## start SUPPLIED DATA

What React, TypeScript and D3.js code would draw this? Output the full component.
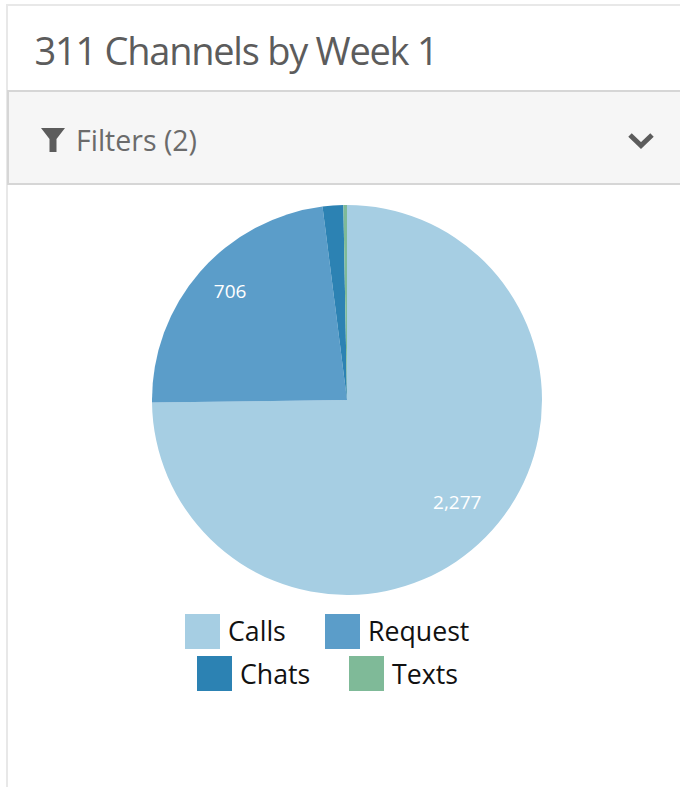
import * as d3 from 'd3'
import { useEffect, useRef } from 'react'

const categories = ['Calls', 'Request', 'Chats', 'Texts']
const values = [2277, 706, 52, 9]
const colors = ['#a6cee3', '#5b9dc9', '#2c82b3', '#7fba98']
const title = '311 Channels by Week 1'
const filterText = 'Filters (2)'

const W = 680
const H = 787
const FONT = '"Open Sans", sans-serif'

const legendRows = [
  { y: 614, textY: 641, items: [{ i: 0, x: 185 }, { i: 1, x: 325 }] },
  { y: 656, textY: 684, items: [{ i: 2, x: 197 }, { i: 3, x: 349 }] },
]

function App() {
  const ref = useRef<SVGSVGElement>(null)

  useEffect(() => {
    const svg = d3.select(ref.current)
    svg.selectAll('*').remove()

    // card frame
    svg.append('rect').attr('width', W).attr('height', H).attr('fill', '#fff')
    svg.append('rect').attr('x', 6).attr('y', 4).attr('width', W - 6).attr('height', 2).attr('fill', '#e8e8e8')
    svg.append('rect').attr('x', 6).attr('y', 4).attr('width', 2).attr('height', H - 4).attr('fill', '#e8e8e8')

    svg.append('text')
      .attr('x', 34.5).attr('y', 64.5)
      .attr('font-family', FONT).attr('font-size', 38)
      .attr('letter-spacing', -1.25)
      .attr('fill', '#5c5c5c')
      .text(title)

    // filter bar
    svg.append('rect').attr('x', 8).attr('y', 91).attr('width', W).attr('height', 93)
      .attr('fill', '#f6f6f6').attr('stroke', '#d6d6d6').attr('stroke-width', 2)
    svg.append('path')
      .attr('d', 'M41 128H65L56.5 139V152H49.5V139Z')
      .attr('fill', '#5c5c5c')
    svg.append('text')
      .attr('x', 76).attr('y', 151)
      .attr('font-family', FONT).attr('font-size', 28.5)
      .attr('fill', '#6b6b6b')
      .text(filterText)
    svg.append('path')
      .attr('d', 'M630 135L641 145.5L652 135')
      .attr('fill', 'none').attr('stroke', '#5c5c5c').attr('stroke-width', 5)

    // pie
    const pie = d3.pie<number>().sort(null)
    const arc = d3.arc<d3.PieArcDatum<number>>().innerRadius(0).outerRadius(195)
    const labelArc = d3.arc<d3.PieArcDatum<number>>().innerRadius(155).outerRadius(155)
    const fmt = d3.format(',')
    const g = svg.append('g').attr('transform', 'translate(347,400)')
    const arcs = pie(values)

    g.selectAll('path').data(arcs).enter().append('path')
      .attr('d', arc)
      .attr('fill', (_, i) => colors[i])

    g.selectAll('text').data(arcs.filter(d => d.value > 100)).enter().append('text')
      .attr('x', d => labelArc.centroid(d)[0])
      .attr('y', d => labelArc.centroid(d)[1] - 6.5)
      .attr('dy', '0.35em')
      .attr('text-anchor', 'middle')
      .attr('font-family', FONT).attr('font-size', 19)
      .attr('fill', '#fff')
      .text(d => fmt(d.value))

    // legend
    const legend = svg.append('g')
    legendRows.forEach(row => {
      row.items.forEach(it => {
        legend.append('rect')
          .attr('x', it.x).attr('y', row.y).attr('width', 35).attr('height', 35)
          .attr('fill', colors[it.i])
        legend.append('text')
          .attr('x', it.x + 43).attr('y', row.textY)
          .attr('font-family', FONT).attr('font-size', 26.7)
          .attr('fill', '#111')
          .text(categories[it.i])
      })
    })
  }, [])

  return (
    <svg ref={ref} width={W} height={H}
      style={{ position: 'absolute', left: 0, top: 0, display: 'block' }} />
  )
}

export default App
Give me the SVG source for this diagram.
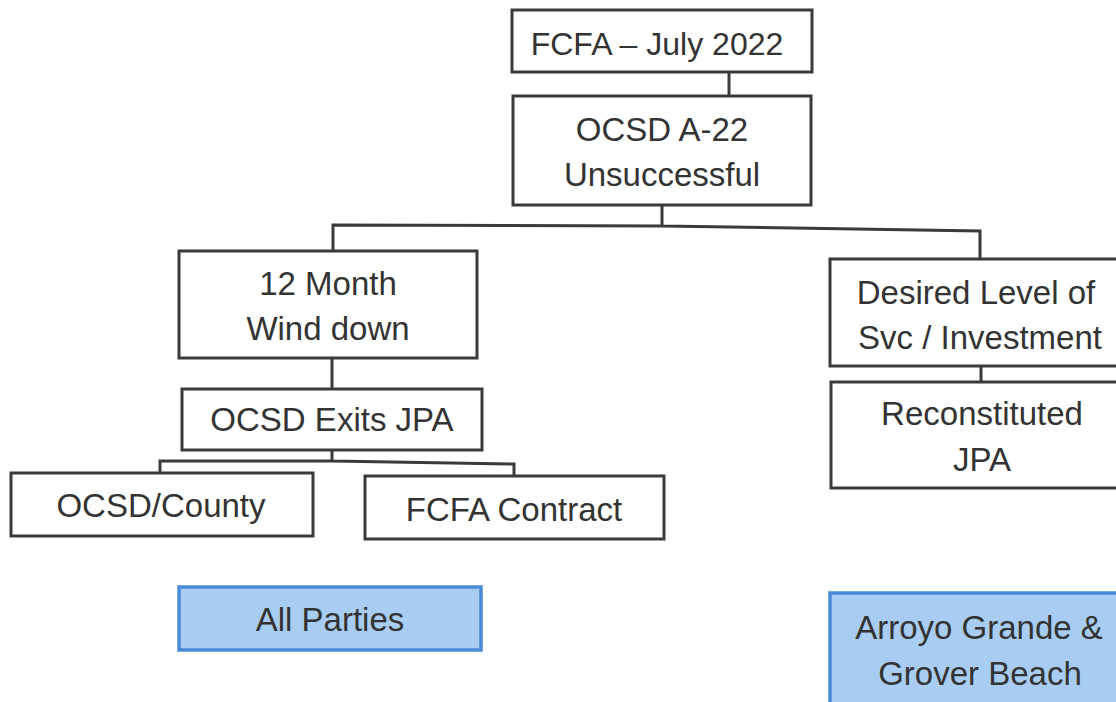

## end SUPPLIED DATA

* [WRITTEN EXERCISE] Output, exactly, all the records above; include no pictures.

* [COMPLETED EXERCISE]
What React, TypeScript and D3.js code would draw this? Output the full component.
import * as d3 from 'd3'
import { useEffect, useRef } from 'react'

const categories = ['Calls', 'Request', 'Chats', 'Texts']
const values = [2277, 706, 52, 9]
const colors = ['#a6cee3', '#5b9dc9', '#2c82b3', '#7fba98']
const title = '311 Channels by Week 1'
const filterText = 'Filters (2)'

const W = 680
const H = 787
const FONT = '"Open Sans", sans-serif'

const legendRows = [
  { y: 614, textY: 641, items: [{ i: 0, x: 185 }, { i: 1, x: 325 }] },
  { y: 656, textY: 684, items: [{ i: 2, x: 197 }, { i: 3, x: 349 }] },
]

function App() {
  const ref = useRef<SVGSVGElement>(null)

  useEffect(() => {
    const svg = d3.select(ref.current)
    svg.selectAll('*').remove()

    // card frame
    svg.append('rect').attr('width', W).attr('height', H).attr('fill', '#fff')
    svg.append('rect').attr('x', 6).attr('y', 4).attr('width', W - 6).attr('height', 2).attr('fill', '#e8e8e8')
    svg.append('rect').attr('x', 6).attr('y', 4).attr('width', 2).attr('height', H - 4).attr('fill', '#e8e8e8')

    svg.append('text')
      .attr('x', 34.5).attr('y', 64.5)
      .attr('font-family', FONT).attr('font-size', 38)
      .attr('letter-spacing', -1.25)
      .attr('fill', '#5c5c5c')
      .text(title)

    // filter bar
    svg.append('rect').attr('x', 8).attr('y', 91).attr('width', W).attr('height', 93)
      .attr('fill', '#f6f6f6').attr('stroke', '#d6d6d6').attr('stroke-width', 2)
    svg.append('path')
      .attr('d', 'M41 128H65L56.5 139V152H49.5V139Z')
      .attr('fill', '#5c5c5c')
    svg.append('text')
      .attr('x', 76).attr('y', 151)
      .attr('font-family', FONT).attr('font-size', 28.5)
      .attr('fill', '#6b6b6b')
      .text(filterText)
    svg.append('path')
      .attr('d', 'M630 135L641 145.5L652 135')
      .attr('fill', 'none').attr('stroke', '#5c5c5c').attr('stroke-width', 5)

    // pie
    const pie = d3.pie<number>().sort(null)
    const arc = d3.arc<d3.PieArcDatum<number>>().innerRadius(0).outerRadius(195)
    const labelArc = d3.arc<d3.PieArcDatum<number>>().innerRadius(155).outerRadius(155)
    const fmt = d3.format(',')
    const g = svg.append('g').attr('transform', 'translate(347,400)')
    const arcs = pie(values)

    g.selectAll('path').data(arcs).enter().append('path')
      .attr('d', arc)
      .attr('fill', (_, i) => colors[i])

    g.selectAll('text').data(arcs.filter(d => d.value > 100)).enter().append('text')
      .attr('x', d => labelArc.centroid(d)[0])
      .attr('y', d => labelArc.centroid(d)[1] - 6.5)
      .attr('dy', '0.35em')
      .attr('text-anchor', 'middle')
      .attr('font-family', FONT).attr('font-size', 19)
      .attr('fill', '#fff')
      .text(d => fmt(d.value))

    // legend
    const legend = svg.append('g')
    legendRows.forEach(row => {
      row.items.forEach(it => {
        legend.append('rect')
          .attr('x', it.x).attr('y', row.y).attr('width', 35).attr('height', 35)
          .attr('fill', colors[it.i])
        legend.append('text')
          .attr('x', it.x + 43).attr('y', row.textY)
          .attr('font-family', FONT).attr('font-size', 26.7)
          .attr('fill', '#111')
          .text(categories[it.i])
      })
    })
  }, [])

  return (
    <svg ref={ref} width={W} height={H}
      style={{ position: 'absolute', left: 0, top: 0, display: 'block' }} />
  )
}

export default App
Give me the SVG source for this diagram.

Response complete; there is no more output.